Set problem: Copy every line from the data below in which the string "that" can be found.

Data extract:
-- begin --
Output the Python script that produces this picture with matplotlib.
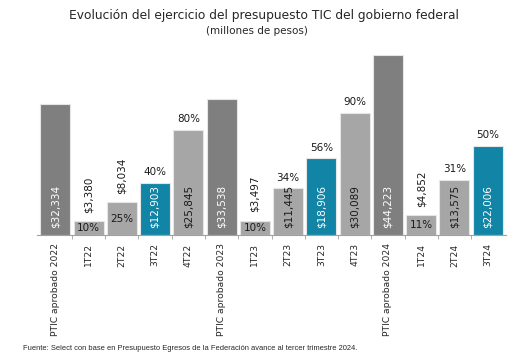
-- end --
-- begin --
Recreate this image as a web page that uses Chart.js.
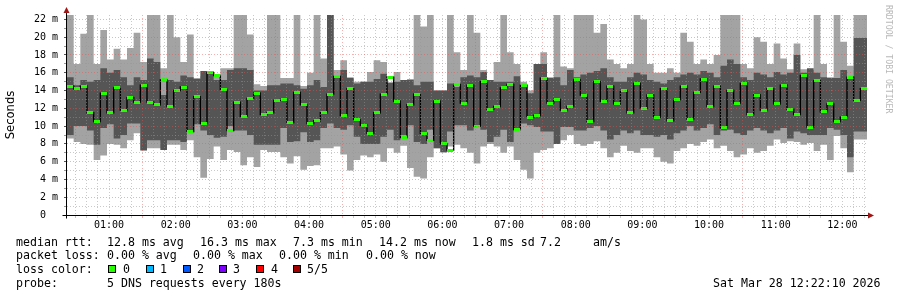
-- end --
-- begin --
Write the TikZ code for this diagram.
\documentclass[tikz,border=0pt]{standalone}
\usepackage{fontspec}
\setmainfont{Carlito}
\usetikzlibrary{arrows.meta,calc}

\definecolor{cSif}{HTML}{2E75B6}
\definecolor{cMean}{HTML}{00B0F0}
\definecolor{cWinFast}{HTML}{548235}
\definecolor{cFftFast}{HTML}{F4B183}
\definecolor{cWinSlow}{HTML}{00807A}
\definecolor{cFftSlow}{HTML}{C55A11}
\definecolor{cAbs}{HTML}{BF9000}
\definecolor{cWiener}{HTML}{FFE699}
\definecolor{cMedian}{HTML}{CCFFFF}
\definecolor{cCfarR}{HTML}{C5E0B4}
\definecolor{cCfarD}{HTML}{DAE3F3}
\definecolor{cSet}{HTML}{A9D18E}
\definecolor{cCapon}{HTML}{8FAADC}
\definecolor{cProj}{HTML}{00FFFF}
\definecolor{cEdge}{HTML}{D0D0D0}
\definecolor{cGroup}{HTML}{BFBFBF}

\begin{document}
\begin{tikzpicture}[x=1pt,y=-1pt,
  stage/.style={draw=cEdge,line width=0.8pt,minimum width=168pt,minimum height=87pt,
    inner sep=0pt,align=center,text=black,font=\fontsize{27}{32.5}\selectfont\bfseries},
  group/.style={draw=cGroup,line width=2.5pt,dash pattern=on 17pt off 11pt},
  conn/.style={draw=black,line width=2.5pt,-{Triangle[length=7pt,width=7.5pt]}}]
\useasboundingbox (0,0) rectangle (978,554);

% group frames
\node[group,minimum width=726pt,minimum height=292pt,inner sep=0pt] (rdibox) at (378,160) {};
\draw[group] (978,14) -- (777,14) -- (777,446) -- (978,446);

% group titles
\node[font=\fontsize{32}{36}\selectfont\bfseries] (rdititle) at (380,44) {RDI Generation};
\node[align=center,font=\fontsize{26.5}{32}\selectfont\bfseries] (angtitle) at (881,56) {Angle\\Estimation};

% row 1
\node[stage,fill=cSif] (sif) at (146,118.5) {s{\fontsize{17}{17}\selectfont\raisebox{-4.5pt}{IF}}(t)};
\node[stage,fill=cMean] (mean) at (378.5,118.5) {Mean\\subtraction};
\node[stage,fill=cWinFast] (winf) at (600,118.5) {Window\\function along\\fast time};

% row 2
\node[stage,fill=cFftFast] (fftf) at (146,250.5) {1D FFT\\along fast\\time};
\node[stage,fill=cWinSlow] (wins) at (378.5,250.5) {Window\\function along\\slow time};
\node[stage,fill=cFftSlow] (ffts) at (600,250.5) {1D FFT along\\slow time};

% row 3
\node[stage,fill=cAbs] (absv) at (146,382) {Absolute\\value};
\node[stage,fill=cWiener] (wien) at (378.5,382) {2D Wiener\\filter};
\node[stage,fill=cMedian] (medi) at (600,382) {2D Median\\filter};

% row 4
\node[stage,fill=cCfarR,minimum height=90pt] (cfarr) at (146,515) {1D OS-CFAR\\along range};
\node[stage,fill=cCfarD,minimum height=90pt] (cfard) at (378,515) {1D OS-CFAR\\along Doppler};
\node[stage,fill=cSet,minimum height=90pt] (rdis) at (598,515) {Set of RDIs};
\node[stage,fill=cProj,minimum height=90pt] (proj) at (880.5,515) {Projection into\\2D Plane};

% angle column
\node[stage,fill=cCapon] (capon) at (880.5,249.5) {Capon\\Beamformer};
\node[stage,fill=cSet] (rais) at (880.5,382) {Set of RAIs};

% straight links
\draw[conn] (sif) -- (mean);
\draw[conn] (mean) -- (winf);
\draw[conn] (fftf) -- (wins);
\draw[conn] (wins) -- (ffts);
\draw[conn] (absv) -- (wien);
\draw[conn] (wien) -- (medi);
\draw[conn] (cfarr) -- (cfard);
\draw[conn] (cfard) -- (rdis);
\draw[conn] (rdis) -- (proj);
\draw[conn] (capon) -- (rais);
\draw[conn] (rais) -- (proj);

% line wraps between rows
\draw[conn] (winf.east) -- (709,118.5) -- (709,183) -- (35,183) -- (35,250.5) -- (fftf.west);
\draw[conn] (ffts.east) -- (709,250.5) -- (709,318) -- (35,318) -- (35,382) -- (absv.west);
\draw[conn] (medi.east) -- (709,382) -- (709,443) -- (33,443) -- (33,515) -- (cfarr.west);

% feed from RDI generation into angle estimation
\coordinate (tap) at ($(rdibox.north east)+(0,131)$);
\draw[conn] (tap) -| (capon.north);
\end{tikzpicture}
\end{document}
-- end --
Completed exercise:
Output the Python script that produces this picture with matplotlib.
Recreate this image as a web page that uses Chart.js.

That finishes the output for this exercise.